Tho some European armies that their doctrine relies heavily on a dug in defensive war do still employ what you could class as a tank destroyer.

See? Declaring the Hellcat "not a tank" is one of those issues. According to the OP's definition, it's a tank, it's a tank according to any layperson that would see one, it has all the features of a tank (including a turret, even), and it fills a tank role: destroying other tanks. The only thing that makes it not-a-tank is its classification in US tank doctrine at the time. Because to at the time, to the US, a tank was an infantry support tank. But today, it would absolutely be considered a tank, if a lightly armoured one. But light tanks were still tanks according to all other WW2 combatants at the time.
And I have no problem with that, I think the whole tank not a tank debate is just pedantic.
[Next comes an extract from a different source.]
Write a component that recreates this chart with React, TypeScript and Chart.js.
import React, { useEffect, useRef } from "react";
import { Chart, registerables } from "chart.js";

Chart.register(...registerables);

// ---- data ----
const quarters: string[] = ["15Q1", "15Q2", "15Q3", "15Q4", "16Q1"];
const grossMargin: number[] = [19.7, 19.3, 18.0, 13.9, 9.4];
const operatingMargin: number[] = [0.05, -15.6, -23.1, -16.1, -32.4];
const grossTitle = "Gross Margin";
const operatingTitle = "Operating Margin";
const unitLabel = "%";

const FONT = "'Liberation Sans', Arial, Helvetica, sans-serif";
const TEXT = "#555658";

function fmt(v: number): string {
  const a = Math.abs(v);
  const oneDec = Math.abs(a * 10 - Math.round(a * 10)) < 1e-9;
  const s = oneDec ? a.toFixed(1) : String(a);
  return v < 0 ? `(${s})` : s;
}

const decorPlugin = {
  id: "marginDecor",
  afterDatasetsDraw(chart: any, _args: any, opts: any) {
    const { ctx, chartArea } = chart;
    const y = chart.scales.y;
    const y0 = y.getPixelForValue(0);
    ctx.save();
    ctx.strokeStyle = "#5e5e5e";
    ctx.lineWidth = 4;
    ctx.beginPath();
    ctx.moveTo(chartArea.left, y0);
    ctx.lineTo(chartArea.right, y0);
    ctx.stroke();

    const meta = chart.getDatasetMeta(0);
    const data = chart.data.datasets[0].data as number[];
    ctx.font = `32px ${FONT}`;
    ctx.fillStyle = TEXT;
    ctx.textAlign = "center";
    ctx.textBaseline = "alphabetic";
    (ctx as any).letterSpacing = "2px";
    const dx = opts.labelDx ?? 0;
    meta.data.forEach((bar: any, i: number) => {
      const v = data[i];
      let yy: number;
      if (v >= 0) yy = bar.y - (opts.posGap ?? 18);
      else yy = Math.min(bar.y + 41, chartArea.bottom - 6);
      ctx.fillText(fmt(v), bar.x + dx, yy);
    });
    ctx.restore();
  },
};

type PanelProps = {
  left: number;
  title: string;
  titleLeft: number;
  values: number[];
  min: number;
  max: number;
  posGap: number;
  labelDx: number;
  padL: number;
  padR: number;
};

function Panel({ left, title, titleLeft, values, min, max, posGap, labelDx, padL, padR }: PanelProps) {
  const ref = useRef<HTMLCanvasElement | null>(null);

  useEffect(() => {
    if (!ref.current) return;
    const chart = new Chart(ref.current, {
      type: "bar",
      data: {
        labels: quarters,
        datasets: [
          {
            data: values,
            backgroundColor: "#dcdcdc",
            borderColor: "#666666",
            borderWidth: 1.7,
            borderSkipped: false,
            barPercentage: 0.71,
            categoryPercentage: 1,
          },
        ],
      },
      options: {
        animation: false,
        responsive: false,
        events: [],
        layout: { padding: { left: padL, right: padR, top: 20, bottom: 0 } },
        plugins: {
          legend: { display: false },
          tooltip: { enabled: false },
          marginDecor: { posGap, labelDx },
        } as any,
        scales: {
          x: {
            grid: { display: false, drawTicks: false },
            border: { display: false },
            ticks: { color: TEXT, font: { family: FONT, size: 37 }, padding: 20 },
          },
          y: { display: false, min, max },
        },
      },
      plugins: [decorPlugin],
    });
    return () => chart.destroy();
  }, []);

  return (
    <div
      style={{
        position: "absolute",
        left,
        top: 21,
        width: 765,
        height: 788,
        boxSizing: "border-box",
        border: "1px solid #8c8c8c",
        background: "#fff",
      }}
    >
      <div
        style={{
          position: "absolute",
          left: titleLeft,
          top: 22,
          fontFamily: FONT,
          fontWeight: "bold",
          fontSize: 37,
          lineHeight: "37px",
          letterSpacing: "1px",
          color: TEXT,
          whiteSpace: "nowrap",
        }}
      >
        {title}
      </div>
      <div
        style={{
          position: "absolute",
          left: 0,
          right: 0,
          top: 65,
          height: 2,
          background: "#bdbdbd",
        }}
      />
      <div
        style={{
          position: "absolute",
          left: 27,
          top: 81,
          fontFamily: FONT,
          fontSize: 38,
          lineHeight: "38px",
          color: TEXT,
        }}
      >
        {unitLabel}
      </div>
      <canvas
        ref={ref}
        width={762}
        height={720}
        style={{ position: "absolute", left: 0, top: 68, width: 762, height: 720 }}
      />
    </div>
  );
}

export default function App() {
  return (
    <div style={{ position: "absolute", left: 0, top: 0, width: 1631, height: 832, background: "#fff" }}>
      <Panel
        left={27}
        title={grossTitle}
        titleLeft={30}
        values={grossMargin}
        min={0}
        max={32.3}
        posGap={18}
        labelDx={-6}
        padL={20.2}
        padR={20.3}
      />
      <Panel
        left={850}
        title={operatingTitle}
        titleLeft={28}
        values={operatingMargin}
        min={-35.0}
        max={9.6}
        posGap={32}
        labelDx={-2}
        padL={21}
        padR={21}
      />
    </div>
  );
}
As I originally said since most people aren’t familiar with the term AFV they pretty much consider anything that doesn’t look like a car and can shoot things a tank.

Self propelled artillery complicates thing especially artillery that can pretty much shoot as flat as a tank like the Paladin for example.

If you show a lay person a picture of the M109 they’ll call that a tank too.

The real issue is half of the original Mark 1 tanks only had machine guns and they where all lightly armored. It’s primary role was fighting infantry as a mobile machine gun platform, and so the AFV is just another tank. If anything an M1 Abrams is further from the initial definition than an AFV.

People want to fit their idea of a “tank” based on a small subset of them while ignore things like flame tanks which spits on the narrow definitions.

AFV encompasses everything from armored combat engineering vehicles to tanks.
And? The Mark IX, was ‘carrier’ tank Aka an APC. One was even considered an amphibious tank via flotation tanks and bilge pumps.

Various examples of radio tanks existed who’s job was communication a role which any modern AFV with a two way radio can fulfill.

The Renault FT was considered a French tank and looks closer to modern designs though with a machine gun rather than anything heavier. Except again a huge number of variants was created to fit a range of roles including laying cable.

Again an AFV is an umbrella term that covers any type of armored combat vehicle.

This would be probably the most correct term to use to describe a wide range of armored vehicles that is being shipped to Ukraine.

But I also don’t particularly have a problem with the media just using the term “Tank” as a catch all term.

I agree, sorry if that wasn’t clear my point was tank as a term showed up early enough that roles weren’t clear. In other words it wasn’t descriptive or prescriptive.

People essentially defined the roles after the term was in use and then used those roles to redefine Tank. Which is fine, but hardly grounds for getting upset over slightly older and more ambiguous definition of the same word.